A trough was located immediately east of the hearth. Its full original extent could not be ascertained as its eastern end had been truncated by modern drainage work and the construction of an earthen bank along the edge of the stream. The surviving remains comprised a pit measuring 4.6m east–west x c. 1.2m north–south and ranging in depth from 0.25m at its eastern end to 0.65m at its western end. Both the northern and southern sides of the pit had been lined with rubble stone walling, much of which had collapsed into the pit, especially at the western end of the southern side.

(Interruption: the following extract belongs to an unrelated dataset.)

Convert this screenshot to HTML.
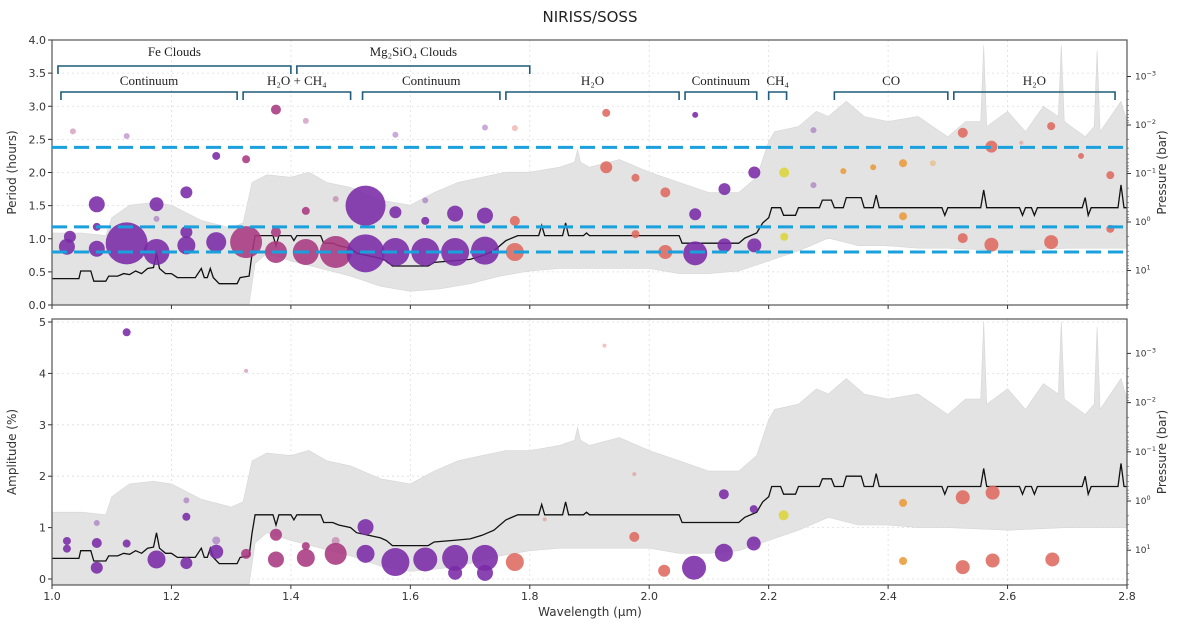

Into this pit had been laid a wooden trough similar to a dugout canoe. It had been formed by splitting an oak trunk longitudinally, then hollowing out one half. Unfortunately the trough was damaged by modern drainage work and when uncovered was found to consist of two main sections with two smaller broken pieces. The eastern end of the trough was missing, and the surviving remains would have had a total length of at least 3m, with the hollowed-out section measuring 0.7m wide x c. 0.2m deep. The sides may well have been higher originally and been damaged by modern machinery. Two grooves cut on the underside of the trough at its west end were so located and shaped as to suggest that they might have been used to attach ropes to the trough to drag it along the ground.

A section of the wooden trough submitted to the Palaeoecology Centre at QUB for dendro-chronological dating yielded an estimated felling date range for the tree of 1535±9 years BC.

A sample of charcoal from within the hearth yielded a radiocarbon age BP of 3130±54, calibrated to calendar BC 1409 (UCD-00149). The slightly earlier date for the trough suggests that it may have been reused.